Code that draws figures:
------------------------------------

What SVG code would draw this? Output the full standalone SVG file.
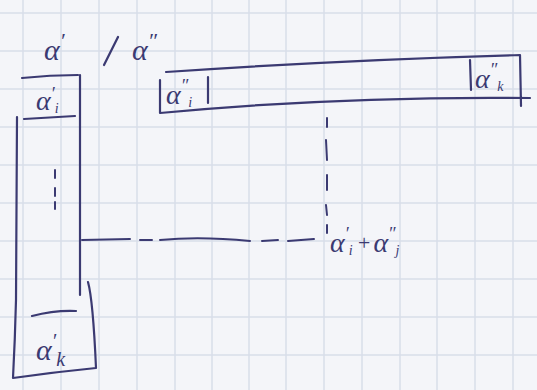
<svg xmlns="http://www.w3.org/2000/svg" width="537" height="390" viewBox="0 0 537 390">
<defs>
<style>
.grid line{stroke:#d9dee8;stroke-width:1.5}
.ink{fill:none;stroke:#3b3a72;stroke-width:2.2;stroke-linecap:round;stroke-linejoin:round}
.dash{fill:none;stroke:#3b3a72;stroke-width:2;stroke-linecap:round}
.t{font-family:"Liberation Serif","DejaVu Serif",serif;font-style:italic;fill:#3b3a72}
</style>
</defs>
<rect width="537" height="390" fill="#f4f5f9"/>
<g class="grid">
<line x1="23" y1="0" x2="23" y2="390"/><line x1="61" y1="0" x2="61" y2="390"/><line x1="99" y1="0" x2="99" y2="390"/><line x1="137" y1="0" x2="137" y2="390"/><line x1="175" y1="0" x2="175" y2="390"/><line x1="212" y1="0" x2="212" y2="390"/><line x1="249" y1="0" x2="249" y2="390"/><line x1="286" y1="0" x2="286" y2="390"/><line x1="324" y1="0" x2="324" y2="390"/><line x1="362" y1="0" x2="362" y2="390"/><line x1="400" y1="0" x2="400" y2="390"/><line x1="437" y1="0" x2="437" y2="390"/><line x1="475" y1="0" x2="475" y2="390"/><line x1="513" y1="0" x2="513" y2="390"/>
<line x1="0" y1="13" x2="537" y2="13"/><line x1="0" y1="51" x2="537" y2="51"/><line x1="0" y1="89" x2="537" y2="89"/><line x1="0" y1="127" x2="537" y2="127"/><line x1="0" y1="165" x2="537" y2="165"/><line x1="0" y1="203" x2="537" y2="203"/><line x1="0" y1="241" x2="537" y2="241"/><line x1="0" y1="279" x2="537" y2="279"/><line x1="0" y1="317" x2="537" y2="317"/><line x1="0" y1="355" x2="537" y2="355"/>
</g>
<g id="title">
<text class="t" x="44" y="60" font-size="30">α<tspan font-size="22" dy="-12">′</tspan></text>
<path class="ink" d="M104 65 L118 37"/>
<text class="t" x="132" y="60" font-size="30">α<tspan font-size="22" dy="-12">″</tspan></text>
</g>
<g id="column-vector">
<path class="ink" d="M22 78 Q50 75 78 75 M80 75 L80 295 M24 119 L75 116 M17 117 L16 300 Q15 340 13 378 Q55 372 96 368 M88 282 Q93 300 96 368 M32 316 Q55 310 76 311"/>
<path class="dash" d="M55 170 L55 178 M55 188 L55 196 M55 202 L55 209"/>
<text class="t" x="36" y="110" font-size="28">α<tspan font-size="18" dy="-10">′</tspan><tspan font-size="14" dy="13">i</tspan></text>
<text class="t" x="36" y="360" font-size="30">α<tspan font-size="20" dy="-12">′</tspan><tspan font-size="20" dy="18">k</tspan></text>
</g>
<g id="row-vector">
<path class="ink" d="M160 113 Q340 96 530 98 M160 80 L160 113 M166 72 Q340 60 520 55 M520 55 L521 106 M208 77 L208 103 M470 60 L471 90"/>
<text class="t" x="166" y="104" font-size="28">α<tspan font-size="18" dy="-12">″</tspan><tspan font-size="14" dy="15">i</tspan></text>
<text class="t" x="475" y="88" font-size="28">α<tspan font-size="18" dy="-12">″</tspan><tspan font-size="14" dy="15">k</tspan></text>
</g>
<g id="connectors">
<path class="dash" d="M82 240 L130 239 M140 240 L152 240 M160 240 Q200 236 250 241 M262 241 L278 240 M288 241 L314 239"/>
<path class="dash" d="M327 118 L327 127 M326 140 L327 160 M327 175 L327 190 M326 205 L327 215 M327 225 L327 233"/>
</g>
<g id="result">
<text class="t" x="330" y="252" font-size="28">α<tspan font-size="18" dy="-12">′</tspan><tspan font-size="14" dy="15">i</tspan><tspan font-size="22" dx="4" dy="-5">+</tspan><tspan font-size="28" dx="2" dy="2">α</tspan><tspan font-size="18" dy="-12">″</tspan><tspan font-size="14" dy="15">j</tspan></text>
</g>
</svg>
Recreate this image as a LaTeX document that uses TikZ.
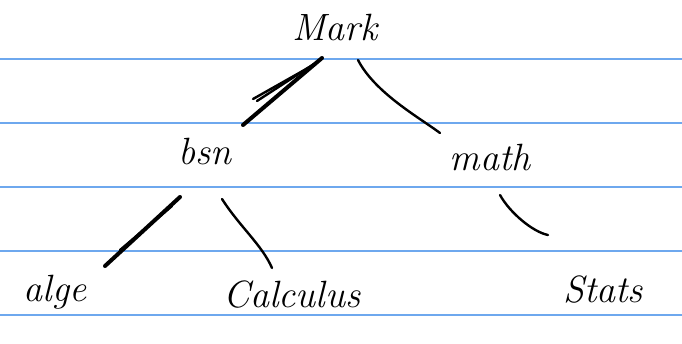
\documentclass[tikz,border=0pt]{standalone}
\usepackage{fontspec}
\begin{document}
\begin{tikzpicture}[x=1pt,y=-1pt,
  rule/.style={draw={rgb,255:red,110;green,168;blue,238},line width=1.2pt},
  word/.style={font=\fontsize{38}{40}\selectfont\itshape,inner sep=0pt,text=black},
  linkedge/.style={draw=black,line width=2.4pt,line cap=round},
  heavyedge/.style={draw=black,line width=4pt,line cap=round}]
\useasboundingbox (0,0) rectangle (682,343);
\fill[white] (0,0) rectangle (682,343);
\foreach \y in {59,123,187,251,315} \draw[rule] (0,\y) -- (682,\y);
\node[word] (mark) at (335,28) {Mark};
\node[word] (bsn) at (205,152) {bsn};
\node[word] (math) at (490,158) {math};
\node[word] (alge) at (55,292) {alge};
\node[word] (calc) at (292,295) {Calculus};
\node[word] (stats) at (603,290) {Stats};
% Mark -> bsn (scribbled double stroke)
\draw[heavyedge] ([shift={(-13,30)}]mark.center) -- ([shift={(38,-27)}]bsn.center);
\draw[linkedge] ([shift={(-18,34)}]mark.center) -- ([shift={(52,-51)}]bsn.center);
\draw[linkedge] ([shift={(-20,36)}]mark.center) -- ([shift={(48,-53)}]bsn.center);
% Mark -> math
\draw[linkedge] ([shift={(23,32)}]mark.center) .. controls ([shift={(40,65)}]mark.center) and ([shift={(-70,-40)}]math.center) .. ([shift={(-50,-25)}]math.center);
% bsn -> alge (scribbled)
\draw[heavyedge] ([shift={(-25,45)}]bsn.center) -- ([shift={(50,-26)}]alge.center);
\draw[linkedge] ([shift={(-33,54)}]bsn.center) -- ([shift={(65,-42)}]alge.center);
% bsn -> Calculus
\draw[linkedge] ([shift={(17,47)}]bsn.center) .. controls ([shift={(35,75)}]bsn.center) and ([shift={(-30,-50)}]calc.center) .. ([shift={(-20,-27)}]calc.center);
% math -> Stats
\draw[linkedge] ([shift={(10,37)}]math.center) .. controls ([shift={(20,55)}]math.center) and ([shift={(-70,-58)}]stats.center) .. ([shift={(-55,-55)}]stats.center);
\end{tikzpicture}
\end{document}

------------------------------------

**Exercise prompt:**
Working from the material above, transcribe it exactly while omitting pictures.

**Expected output:**
What SVG code would draw this? Output the full standalone SVG file.
<svg xmlns="http://www.w3.org/2000/svg" width="537" height="390" viewBox="0 0 537 390">
<defs>
<style>
.grid line{stroke:#d9dee8;stroke-width:1.5}
.ink{fill:none;stroke:#3b3a72;stroke-width:2.2;stroke-linecap:round;stroke-linejoin:round}
.dash{fill:none;stroke:#3b3a72;stroke-width:2;stroke-linecap:round}
.t{font-family:"Liberation Serif","DejaVu Serif",serif;font-style:italic;fill:#3b3a72}
</style>
</defs>
<rect width="537" height="390" fill="#f4f5f9"/>
<g class="grid">
<line x1="23" y1="0" x2="23" y2="390"/><line x1="61" y1="0" x2="61" y2="390"/><line x1="99" y1="0" x2="99" y2="390"/><line x1="137" y1="0" x2="137" y2="390"/><line x1="175" y1="0" x2="175" y2="390"/><line x1="212" y1="0" x2="212" y2="390"/><line x1="249" y1="0" x2="249" y2="390"/><line x1="286" y1="0" x2="286" y2="390"/><line x1="324" y1="0" x2="324" y2="390"/><line x1="362" y1="0" x2="362" y2="390"/><line x1="400" y1="0" x2="400" y2="390"/><line x1="437" y1="0" x2="437" y2="390"/><line x1="475" y1="0" x2="475" y2="390"/><line x1="513" y1="0" x2="513" y2="390"/>
<line x1="0" y1="13" x2="537" y2="13"/><line x1="0" y1="51" x2="537" y2="51"/><line x1="0" y1="89" x2="537" y2="89"/><line x1="0" y1="127" x2="537" y2="127"/><line x1="0" y1="165" x2="537" y2="165"/><line x1="0" y1="203" x2="537" y2="203"/><line x1="0" y1="241" x2="537" y2="241"/><line x1="0" y1="279" x2="537" y2="279"/><line x1="0" y1="317" x2="537" y2="317"/><line x1="0" y1="355" x2="537" y2="355"/>
</g>
<g id="title">
<text class="t" x="44" y="60" font-size="30">α<tspan font-size="22" dy="-12">′</tspan></text>
<path class="ink" d="M104 65 L118 37"/>
<text class="t" x="132" y="60" font-size="30">α<tspan font-size="22" dy="-12">″</tspan></text>
</g>
<g id="column-vector">
<path class="ink" d="M22 78 Q50 75 78 75 M80 75 L80 295 M24 119 L75 116 M17 117 L16 300 Q15 340 13 378 Q55 372 96 368 M88 282 Q93 300 96 368 M32 316 Q55 310 76 311"/>
<path class="dash" d="M55 170 L55 178 M55 188 L55 196 M55 202 L55 209"/>
<text class="t" x="36" y="110" font-size="28">α<tspan font-size="18" dy="-10">′</tspan><tspan font-size="14" dy="13">i</tspan></text>
<text class="t" x="36" y="360" font-size="30">α<tspan font-size="20" dy="-12">′</tspan><tspan font-size="20" dy="18">k</tspan></text>
</g>
<g id="row-vector">
<path class="ink" d="M160 113 Q340 96 530 98 M160 80 L160 113 M166 72 Q340 60 520 55 M520 55 L521 106 M208 77 L208 103 M470 60 L471 90"/>
<text class="t" x="166" y="104" font-size="28">α<tspan font-size="18" dy="-12">″</tspan><tspan font-size="14" dy="15">i</tspan></text>
<text class="t" x="475" y="88" font-size="28">α<tspan font-size="18" dy="-12">″</tspan><tspan font-size="14" dy="15">k</tspan></text>
</g>
<g id="connectors">
<path class="dash" d="M82 240 L130 239 M140 240 L152 240 M160 240 Q200 236 250 241 M262 241 L278 240 M288 241 L314 239"/>
<path class="dash" d="M327 118 L327 127 M326 140 L327 160 M327 175 L327 190 M326 205 L327 215 M327 225 L327 233"/>
</g>
<g id="result">
<text class="t" x="330" y="252" font-size="28">α<tspan font-size="18" dy="-12">′</tspan><tspan font-size="14" dy="15">i</tspan><tspan font-size="22" dx="4" dy="-5">+</tspan><tspan font-size="28" dx="2" dy="2">α</tspan><tspan font-size="18" dy="-12">″</tspan><tspan font-size="14" dy="15">j</tspan></text>
</g>
</svg>
Recreate this image as a LaTeX document that uses TikZ.
\documentclass[tikz,border=0pt]{standalone}
\usepackage{fontspec}
\begin{document}
\begin{tikzpicture}[x=1pt,y=-1pt,
  rule/.style={draw={rgb,255:red,110;green,168;blue,238},line width=1.2pt},
  word/.style={font=\fontsize{38}{40}\selectfont\itshape,inner sep=0pt,text=black},
  linkedge/.style={draw=black,line width=2.4pt,line cap=round},
  heavyedge/.style={draw=black,line width=4pt,line cap=round}]
\useasboundingbox (0,0) rectangle (682,343);
\fill[white] (0,0) rectangle (682,343);
\foreach \y in {59,123,187,251,315} \draw[rule] (0,\y) -- (682,\y);
\node[word] (mark) at (335,28) {Mark};
\node[word] (bsn) at (205,152) {bsn};
\node[word] (math) at (490,158) {math};
\node[word] (alge) at (55,292) {alge};
\node[word] (calc) at (292,295) {Calculus};
\node[word] (stats) at (603,290) {Stats};
% Mark -> bsn (scribbled double stroke)
\draw[heavyedge] ([shift={(-13,30)}]mark.center) -- ([shift={(38,-27)}]bsn.center);
\draw[linkedge] ([shift={(-18,34)}]mark.center) -- ([shift={(52,-51)}]bsn.center);
\draw[linkedge] ([shift={(-20,36)}]mark.center) -- ([shift={(48,-53)}]bsn.center);
% Mark -> math
\draw[linkedge] ([shift={(23,32)}]mark.center) .. controls ([shift={(40,65)}]mark.center) and ([shift={(-70,-40)}]math.center) .. ([shift={(-50,-25)}]math.center);
% bsn -> alge (scribbled)
\draw[heavyedge] ([shift={(-25,45)}]bsn.center) -- ([shift={(50,-26)}]alge.center);
\draw[linkedge] ([shift={(-33,54)}]bsn.center) -- ([shift={(65,-42)}]alge.center);
% bsn -> Calculus
\draw[linkedge] ([shift={(17,47)}]bsn.center) .. controls ([shift={(35,75)}]bsn.center) and ([shift={(-30,-50)}]calc.center) .. ([shift={(-20,-27)}]calc.center);
% math -> Stats
\draw[linkedge] ([shift={(10,37)}]math.center) .. controls ([shift={(20,55)}]math.center) and ([shift={(-70,-58)}]stats.center) .. ([shift={(-55,-55)}]stats.center);
\end{tikzpicture}
\end{document}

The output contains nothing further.